We're aiming to take a 'test and learn' approach to culture/behaviour change with a group of people in a specific customer facing job role. The role is a new one and we have to make sure that staff understand what it entails. They will have to develop the technical skills they need to do it well, and the social and interpersonal skills to do it in an engaging and effective way that gives the customer a good experience.
Our specific action is to 'Develop a behavioural change intervention strategy'. Developing an 'intervention strategy' seems to imply a 'plan and implement' (waterfall approach) antithetical to the 'test and learn' (agile approach) with its emphasis 'on short development cycles and constant testing – the learning from which is fed back into the development cycle.'
This has prompted us to consider what we mean by test and learn in this context and what that would involve. 'Test and learn' typically involves taking 'one action with one group of customers, a different action (or often no action at all) with a control group, and then comparing the results. The outcomes are simple to analyze, the data are easily interpreted, and causality is usually clear. The test-and-learn approach is also remarkably powerful.' (From: A Step-by-Step Guide to Smart Business Experiments)
So can we develop a 'test and learn intervention strategy'? Henry Mintzberg (a management expert) in a classic 1987 article, talks about 'crafting strategy', 'Now imagine someone crafting strategy. A wholly different image likely results, as different from planning as craft is from mechanization.
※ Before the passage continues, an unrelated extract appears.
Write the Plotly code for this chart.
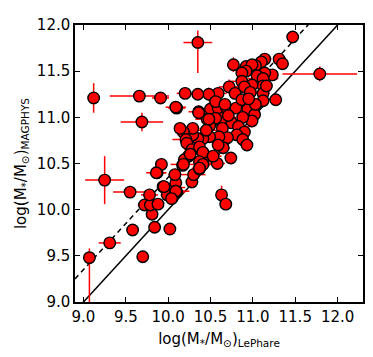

Craft evokes traditional skill, dedication, perfection through the mastery of detail. … Formulation and implementation merge into a fluid process of learning through which creative strategies evolve.'
He continues with the image of a potter crafting a pot and develops the analogy to the point where he says 'My point is simple, deceptively simple: strategies can form as well as be formulated. A realized strategy can emerge in response to an evolving situation.' This thinking fits well with the test and learn approach.
Thomas Davenport, in an excellent article 'How to design smart business experiments' tells us that 'Tests are most reliable where many roughly equivalent settings can be observed'. That holds true in our situation when we are looking at many locations where the new job role will be. But he also says 'Formalized testing can provide a level of understanding about what really works that puts more intuitive approaches to shame. In theory, it makes sense for any part of the business in which variation can lead to differential results. In practice, however, there are times when a test is impossible or unnecessary.'
So our question is can we design an appropriate experiment that will lead to us forming an intervention strategy? Davenport offers an approach:
1: Create or Refine Hypothesis
2: Design Test
3: Execute Test
4: Analyse Test
5: Plan Rollout
7. Add to Learning Library
Steps 1 and 2 are likely to be the most difficult to design. A hypothesis around 'behavioural change' involves a vast number of variables: manager style, tools to do the job, training that contributes, characteristics of job holder, customer expectations, etc. not to mention competing theories of behaviour change. An excellent handbook Reference Report: An overview of behaviour change models and their uses will be helpful in thinking this aspect through.
So we'll give it a go and see what we learn. What is your experience of test and learn around behaviour change? Let me know.